3.3 Der Beschwerdeführer leidet an einer angeborenen vererbten Taubstummheit. Er hat daher einen Anspruch auf die Abgabe von Hörgeräten (gemäss Ziff. 6.01 und 6.02 HVI Anhang [bis Ende 1992] bzw. gemäss Ziff. 5.07 HVI Anhang [ab 1. Januar 1993]). Gemäss den Akten der IV-Stelle wurde ihm erstmals im Jahre 1969 ein Hörgerät leihweise abgegeben. Dieses wurde 1976 durch ein Taschenhörgerät ersetzt. Eine Neuversorgung (Hinterohrgerät) erfolgte Ende 1981 (Verfügung vom 30. November 1981). Die seitherige Versorgung ist aktenmässig in den Einzelheiten nicht dokumentiert. Es ist indessen nicht davon auszugehen, dass diese Hilfsmittelabgabe aufgehoben worden ist. 

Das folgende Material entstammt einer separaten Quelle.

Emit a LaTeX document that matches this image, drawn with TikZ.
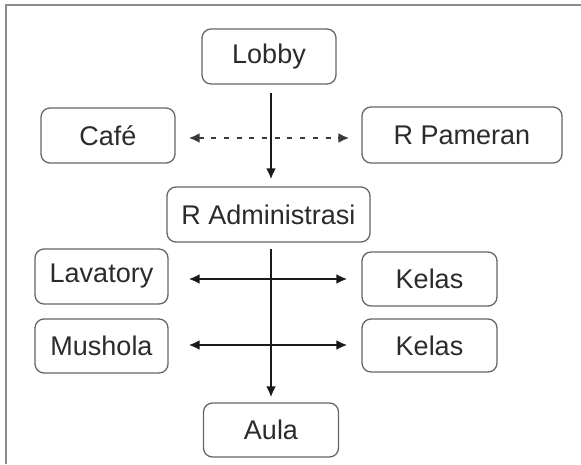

3.4 Der Anspruch auf Kostenvergütung für Dienstleistungen Dritter ist ausschliesslich substitutiver Natur (vgl. Erw. 3.2.2). Da der Beschwerdeführer zu Lasten der Invalidenversicherung mit einem Hörgerät versorgt ist, fehlt es an der Voraussetzung, die zu einer Substitution berechtigten würde. Der Gebärden-Dolmetscher träte neben das vorgesehene Hilfsmittel und käme einer zusätzlichen, weiteren Versorgung gleich, die nicht vorgesehen ist. 
Demnach erkennt das Eidg. Versicherungsgericht: 
1. 
Die Verwaltungsgerichtsbeschwerde wird abgewiesen. 
2. 
Es werden keine Gerichtskosten erhoben. 
3. 
Dieses Urteil wird den Parteien, dem Verwaltungsgericht des Kantons Luzern, Sozialversicherungsrechtliche Abteilung, der Ausgleichskasse Luzern und dem Bundesamt für Sozialversicherung zugestellt.